Setelah menyampaikan isi hati, acara dilanjutkan ke penyerahan mahar secara simbolik oleh keluarga calon mempelai pria kepada keluarga calon mempelai wanita. Biasanya, oleh ibu dari kedua calon pengantin. Prosesi nyorong pada Etnis Samawa mengandung nilai sosial yang mampu mewujudkan interaksi sosial yang harmonis antarsesama. Nilai-nilai tersebut menjadi pedoman dalam kehidupan sehari-hari masyarakat Sumbawa, baik ketika bergaul dengan sesama orang Sumbawa maupun dengan masyarakat pendatang yang telah menetap di Sumbawa.

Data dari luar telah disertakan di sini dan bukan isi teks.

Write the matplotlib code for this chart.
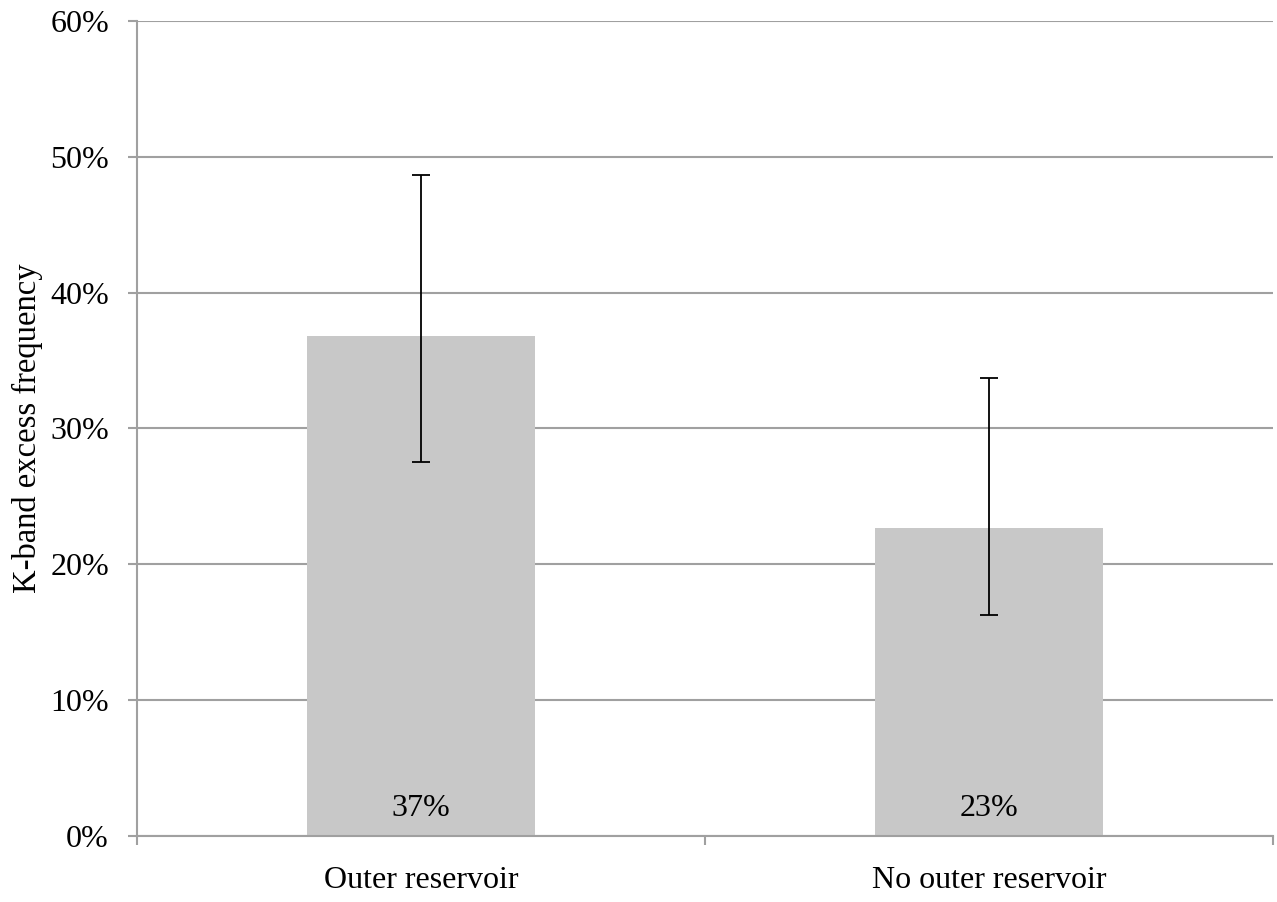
import matplotlib
matplotlib.use("Agg")
import matplotlib.pyplot as plt
from matplotlib.ticker import FuncFormatter

categories = ["Outer reservoir", "No outer reservoir"]
values = [36.8, 22.7]
err_upper = [48.65, 33.7]
err_lower = [27.5, 16.3]
value_labels = ["37%", "23%"]
yticks = [0, 10, 20, 30, 40, 50, 60]

plt.rcParams['font.family'] = ['Liberation Serif', 'DejaVu Serif']

fig = plt.figure(figsize=(12.77, 9.02), dpi=100)
ax = fig.add_axes([0.1073, 0.0732, 0.8896, 0.9035])

x = list(range(len(categories)))
yerr = [[v - lo for v, lo in zip(values, err_lower)],
        [hi - v for v, hi in zip(values, err_upper)]]

ax.set_axisbelow(True)
ax.yaxis.grid(True, color='#a0a0a0', linewidth=1.5)
ax.bar(x, values, width=0.4, color='#c8c8c8', zorder=2)
ax.errorbar(x, values, yerr=yerr, fmt='none', ecolor='black', elinewidth=1.3,
            capsize=6.2, capthick=1.3, zorder=3)

for xi, lab in zip(x, value_labels):
    ax.text(xi, 1.5, lab, ha='center', va='baseline', fontsize=23, zorder=4)

ax.set_xlim(-0.5, len(categories) - 0.5)
ax.set_ylim(0, 60)
ax.set_yticks(yticks)
ax.yaxis.set_major_formatter(FuncFormatter(lambda v, p: f"{int(v)}%"))
ax.set_xticks(x)
ax.set_xticklabels(categories, fontsize=23)
ax.set_xticks([-0.5 + i for i in range(len(categories) + 1)], minor=True)
ax.tick_params(axis='x', which='major', length=0, pad=21.5)
ax.tick_params(axis='x', which='minor', length=6.5, width=1.5, color='#a0a0a0', direction='out')
ax.tick_params(axis='y', labelsize=23, length=6.2, width=1.5, color='#a0a0a0', pad=14)

for s in ['top', 'right']:
    ax.spines[s].set_visible(False)
for s in ['left', 'bottom']:
    ax.spines[s].set_color('#a0a0a0')
    ax.spines[s].set_linewidth(1.5)

ax.set_ylabel("K-band excess frequency", fontsize=23.5, labelpad=5)

fig.savefig("out.png", dpi=100)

Begitu pula dengan gotong royong, tolong-menolong, dan menjaga kerukunan seperti yang diajarkan dalam agama Islam juga menjadi nilai-nilai yang terkandung dalam tradisi nyorong. Di Sumbawa, tidak ada peristiwa batal menikah dikarenakan permintaan mahar yang terlampau berat untuk dipenuhi.

Masyarakat Sumbawa masih kuat memegang teguh tradisi saling menolong (saling tulung) di antara sesama. Bahkan, di dalam tradisi nyorong banyak dari anggota masyarakat ikut mengantarkan calon pengantin pria ke rumah calon pengantin wanita. Pasalnya, masyarakat Sumbawa mengenal budaya malu atau ila no tama boat dengan (malu kalau tidak ikut berpartisipasi pada acara orang lain).

Melalui keterlibatan masyarakat pada tradisi nyorong, terjadi interaksi sosial antara keluarga dan masyarakat dari dua desa, mereka kemudian mengenal satu sama lain, bahkan terbentuk ikatan kekeluargaan dan perkenalan itu kemudian membuka kemungkinan terjadinya perjodohan antara kaum muda dari dua desa.

Nyorong sudah menjadi budaya dalam kehidupan masyarakat Sumbawa. Tradisi ini memberikan dampak yang sangat besar, tidak hanya untuk kedua keluarga calon mempelai, tetapi juga membentuk karakter masyarakat Sumbawa menjadi lebih egaliter, toleran, dan harmonis.